Task prompt => Count how many lines in this material contain "chart". The answer is that number alone.
⁂
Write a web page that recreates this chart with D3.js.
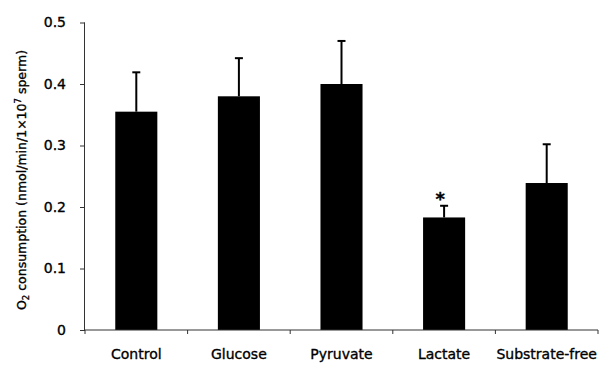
<!DOCTYPE html>
<html>
<head>
<meta charset="utf-8">
<script src="https://cdn.jsdelivr.net/npm/d3@7"></script>
<style>
  html, body { margin: 0; padding: 0; background: #fff; }
  svg { display: block; }
  text { font-family: "DejaVu Sans", Verdana, sans-serif; fill: #000; stroke: #000; stroke-width: 0.35px; }
</style>
</head>
<body>
<script>
// O2 consumption per substrate (mean ± SD)
const categories = ["Control", "Glucose", "Pyruvate", "Lactate", "Substrate-free"];
const means = [0.355, 0.380, 0.400, 0.183, 0.239];
const errors = [0.064, 0.062, 0.070, 0.019, 0.063];
const significant = [false, false, false, true, false];
const yTicks = [0, 0.1, 0.2, 0.3, 0.4, 0.5];
const yTickLabels = ["0", "0.1", "0.2", "0.3", "0.4", "0.5"];

const W = 615, H = 369;
const plotLeft = 85, plotRight = 598, plotTop = 22.5, plotBottom = 330;

const svg = d3.select("body").append("svg")
  .attr("width", W).attr("height", H);

const x = d3.scaleBand().domain(categories).range([plotLeft, plotRight])
  .paddingInner(0.59).paddingOuter(0.295);
const xGrid = d3.scaleBand().domain(categories).range([plotLeft, plotRight]).padding(0);
const y = d3.scaleLinear().domain([0, 0.5]).range([plotBottom, plotTop]);

const axisColor = "#333";

// bars
svg.append("g").selectAll("rect").data(categories).join("rect")
  .attr("x", d => x(d))
  .attr("width", x.bandwidth())
  .attr("y", (d, i) => y(means[i]))
  .attr("height", (d, i) => y(0) - y(means[i]))
  .attr("fill", "#000");

// error bars (upper only)
const eb = svg.append("g").attr("stroke", "#000").attr("stroke-width", 2);
categories.forEach((c, i) => {
  const cx = x(c) + x.bandwidth() / 2;
  eb.append("line")
    .attr("x1", cx).attr("x2", cx)
    .attr("y1", y(means[i])).attr("y2", y(means[i] + errors[i]));
  eb.append("line")
    .attr("x1", cx - 4).attr("x2", cx + 4)
    .attr("y1", y(means[i] + errors[i])).attr("y2", y(means[i] + errors[i]));
});

// significance marks
svg.append("g").selectAll("text").data(categories.filter((c, i) => significant[i])).join("text")
  .attr("x", d => x(d) + x.bandwidth() / 2 - 4)
  .attr("y", d => { const i = categories.indexOf(d); return y(means[i] + errors[i]) - 1; })
  .attr("text-anchor", "middle")
  .attr("font-size", 18)
  .attr("font-weight", "bold")
  .text("*");

// y axis
const yAxis = d3.axisLeft(y).tickValues(yTicks)
  .tickFormat((d, i) => yTickLabels[i]).tickSize(5).tickPadding(14);
const gy = svg.append("g").attr("transform", `translate(${plotLeft},0)`).call(yAxis);
gy.select(".domain").attr("stroke", axisColor).attr("d", `M-0.5,${plotBottom}V${plotTop}`);
gy.selectAll(".tick line").attr("stroke", axisColor);
gy.selectAll(".tick text").attr("font-size", 14)
  .style("font-family", "'DejaVu Sans', Verdana, sans-serif").attr("fill", "#000");

// x axis: line with boundary ticks, labels centred under bars
const gx = svg.append("g").attr("transform", `translate(0,${plotBottom})`);
gx.append("line").attr("x1", plotLeft).attr("x2", plotRight).attr("y1", 0).attr("y2", 0)
  .attr("stroke", axisColor);
const bounds = categories.map(c => xGrid(c)).concat([plotRight]);
gx.selectAll("line.b").data(bounds).join("line").attr("class", "b")
  .attr("x1", d => d).attr("x2", d => d).attr("y1", 0).attr("y2", 4)
  .attr("stroke", axisColor);
gx.selectAll("text").data(categories).join("text")
  .attr("x", d => x(d) + x.bandwidth() / 2)
  .attr("y", 29)
  .attr("text-anchor", "middle")
  .attr("font-size", 14)
  .text(d => d);

// y axis title
const title = svg.append("text")
  .attr("transform", "translate(26,180) rotate(-90)")
  .attr("text-anchor", "middle")
  .attr("font-size", 12.5);
title.append("tspan").text("O");
title.append("tspan").attr("font-size", 8.5).attr("dy", 3).text("2");
title.append("tspan").attr("dy", -3).text(" consumption (nmol/min/1\u00d710");
title.append("tspan").attr("font-size", 8.5).attr("dy", -5).text("7");
title.append("tspan").attr("dy", 5).text(" sperm)");
</script>
</body>
</html>
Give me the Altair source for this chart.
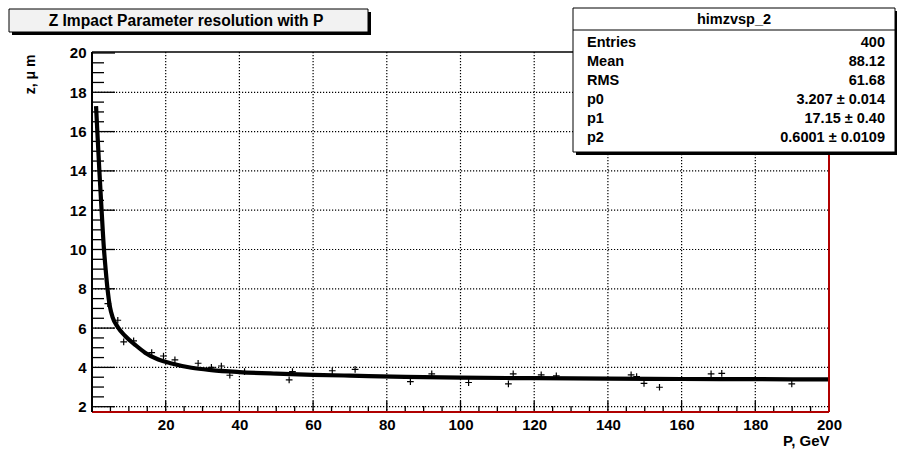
⁂
Right answer => 2